I've tried to get some idea of what these items are, but my SPARQL just times out. It's not clear to me, you see, how many of these items are not already, in practice, "knowable in any language". If they represent things with names or titles and they are not notable enough for a Wikipedia article in any language, perhaps their name or title is all anyone needs. Or, perhaps, transliteration into their language's script. Some of the items must actually represent translations or derivative works of some other item.
Anyway, to keep it simple, I'd agree that automatically generating a language-neutral description for a Wikidata Item could be a high priority. But the higher priority, it seems to me, is identifying which items would most benefit from such a description. Some of those could be fixed right now! In my mind, though, I'm already ignoring people and their works, given at least one external identifier. Then I'm thinking places just need a decent geotag... Maybe what we really need is a high quality search string to be derived, so that anyone can make use of their search-engine of choice.
For Wikipedia items, again, I agree that exploring all the bi-directional links should be fruitful. As a start, we could extract the structural context of the link (that it is a link from an identifiable section of the Wikipedia page and, if it is the case, that it links to an identifiable section of a Wikipedia page). We could enhance this data with the textual context of the link (the sentence it is in and the adjacent sentences, with their links). (At this stage, I'd be slightly concerned about copyright implications, so we might leave the textual context in its original Wikipedia. Here it could already enhance the backlinks ("What links here") with meaningful context.) Interpretation of contextual links into a language-neutral form would then allow equivalent links to be identified in other Wikipedias. If we establish that several Wikipedias seem to have semantically equivalent links, I would think it reasonable to quote the textual context from just one of them as a reference in support of the generalized claim in the copyright-free domain (where only the idea is expressed and no person is author of its language-neutral expression).
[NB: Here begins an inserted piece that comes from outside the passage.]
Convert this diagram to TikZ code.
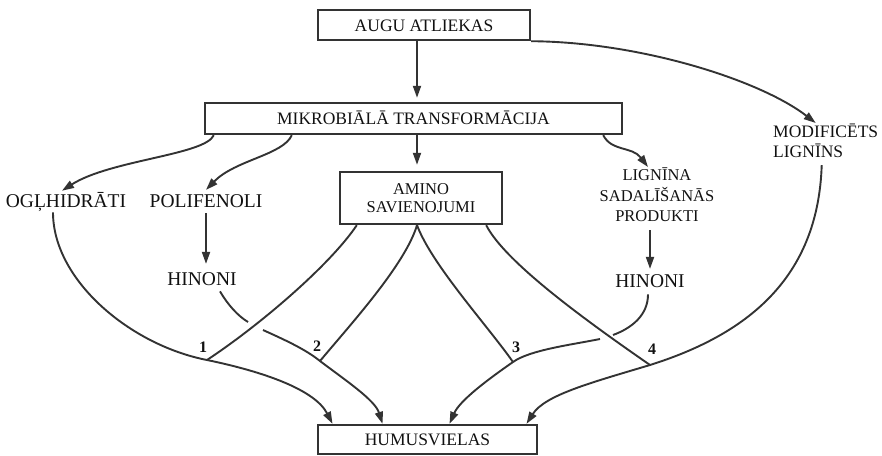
\documentclass[tikz,border=0pt]{standalone}
\usepackage{fontspec}
\setmainfont{Liberation Serif}
\usepackage{tikz}
\usetikzlibrary{positioning,calc,arrows.meta}
\definecolor{linec}{HTML}{333333}
\definecolor{textc}{HTML}{111111}

\begin{document}
\begin{tikzpicture}[x=1pt, y=-1pt,
  boxbase/.style={draw=linec, line width=2.4pt, inner sep=0pt, text=textc, font=\fontsize{17.5}{20}\selectfont},
  box/.style={boxbase, text height=12pt, text depth=0pt},
  lbl/.style={inner sep=1pt, text=textc, font=\fontsize{19.5}{22}\selectfont},
  num/.style={inner sep=0pt, text=textc, font=\fontsize{16}{18}\selectfont\bfseries},
  ln/.style={draw=linec, line width=1.9pt},
  arr/.style={ln, -{Triangle[length=12pt,width=8pt]}}]
  \useasboundingbox (0,0) rectangle (882,455);
  % boxes
  \node[box, minimum width=212pt, minimum height=30pt] (augu) at (424,25) {AUGU ATLIEKAS};
  \node[box, minimum width=417pt, minimum height=31pt] (mikro) at (413.5,118.5) {MIKROBIĀLĀ TRANSFORMĀCIJA};
  \node[boxbase, minimum width=162pt, minimum height=52pt, align=center,
        font=\fontsize{16.5}{18}\selectfont] (amino) at (421,198) {AMINO\\SAVIENOJUMI};
  \node[box, minimum width=219pt, minimum height=29pt] (humus) at (427.5,439.5) {HUMUSVIELAS};
  % free labels
  \node[lbl, anchor=base] (ogl) at (66,207) {OGĻHIDRĀTI};
  \node[lbl, anchor=base] (polif) at (206,207) {POLIFENOLI};
  \node[lbl, anchor=base] (hinL) at (202,285) {HINONI};
  \node[lbl, anchor=base] (hinR) at (650,287) {HINONI};
  \node[lbl, anchor=north, align=center, font=\fontsize{16.5}{20.5}\selectfont] (lign) at (657,167) {LIGNĪNA\\SADALĪŠANĀS\\PRODUKTI};
  \node[lbl, anchor=north west, align=left, font=\fontsize{17.5}{20}\selectfont] (modif) at (772,123) {MODIFICĒTS\\LIGNĪNS};
  % junctions and their numbers
  \foreach \n/\x/\y in {1/207/360, 2/320/361, 3/513/362, 4/650/365}
    \coordinate (j\n) at (\x,\y);
  \foreach \n/\x/\y in {1/203/352, 2/317/351, 3/516/352, 4/652/354}
    \node[num, anchor=base] (n\n) at (\x,\y) {\n};
  \coordinate (spine) at (417,0);
  \coordinate (gapL) at (248,322);
  \coordinate (gapLb) at (263,330);
  \coordinate (gapR) at (613,335);
  \coordinate (gapRb) at (600,339);

  % main line
  \draw[arr, shorten >=4pt] (spine |- augu.south) -- (spine |- mikro.north);
  \draw[arr, shorten >=6pt] (spine |- mikro.south) -- (spine |- amino.north);
  \draw[arr] (augu.south east) .. controls (640,42) and (760,80) .. ([xshift=-10pt]modif.north);
  % products of the transformation
  \draw[arr] ([xshift=10pt]mikro.south west) .. controls (205,155) and (110,160) .. ([xshift=-4pt]ogl.north);
  \draw[arr] ([xshift=88pt]mikro.south west) .. controls (283,155) and (235,160) .. ([yshift=3pt]polif.north);
  \draw[arr] ([xshift=-20pt]mikro.south east) .. controls (612,152) and (632,146) .. ([xshift=-9pt]lign.north);
  \draw[arr, shorten <=5pt, shorten >=7pt] (polif.south) -- (polif.south |- hinL.north);
  \draw[arr, shorten <=7pt, shorten >=4pt] (hinR.north |- lign.south) -- (hinR.north);

  % amino lines to the junctions
  \draw[ln] ([xshift=18pt]amino.south west) .. controls (330,265) and (260,325) .. (j1);
  \draw[ln] ([xshift=-4pt]amino.south) .. controls (405,265) and (350,325) .. (j2);
  \draw[ln] ([xshift=-4pt]amino.south) .. controls (432,265) and (487,325) .. (j3);
  \draw[ln] ([xshift=-17pt]amino.south east) .. controls (505,262) and (585,320) .. (j4);

  % into the humus
  \draw[arr] ([xshift=-13pt]ogl.south) .. controls (53,280) and (130,345) .. (j1)
     .. controls (265,372) and (315,390) .. ([xshift=-95pt]humus.north);
  \draw[ln] ([xshift=18pt,yshift=-5pt]hinL.south) .. controls (228,305) and (238,316) .. (gapL);
  \draw[arr] (gapLb) .. controls (285,340) and (305,349) .. (j2)
     .. controls (345,380) and (375,400) .. ([xshift=-45pt]humus.north);
  \draw[ln] ([xshift=-2pt,yshift=-6pt]hinR.south) .. controls (648,315) and (632,328) .. (gapR);
  \draw[arr] (gapRb) .. controls (570,345) and (530,350) .. (j3)
     .. controls (490,378) and (460,400) .. ([xshift=22pt]humus.north);
  \draw[arr] ([xshift=-4pt,yshift=-6pt]modif.south) .. controls (818,280) and (745,335) .. (j4)
     .. controls (590,383) and (545,395) .. ([xshift=99pt]humus.north);
\end{tikzpicture}
\end{document}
I don't know anything about LSJBOT so, as always, a link would be helpful.
Best regards,
Al.
On Sunday, 9 August 2020, Gerard Meijssen <
gerard.meijssen@gmail.com> wrote:
Hoi,
I am amazed by all the competing ideas, notions I have read on the mailing list so far. It is bewildering and does not give me a notion of what is to be done.
I have thought about it and for me it is simple. For every Wikipedia article there are two Wikidata items that have no Wikipedia article. It follows that the first item of business is to make these knowable in any language. The best way to do this is by providing automated descriptions that aid in disambiguation.
When a Wikipedia article exists, it links to many articles. All of them have their own Wikidata item and all can be described either in a Wikidata triple or in structured text.
When sufficient data is available, a text can be generated. This has been demonstrated by LSJBOT and it is why a Cebuano Wikipedia has so many articles. A template as used by LSJBOT can be adapted for every language.
My point is that all the research in the world makes no difference when we do not apply what we know.
Thanks,
GerardM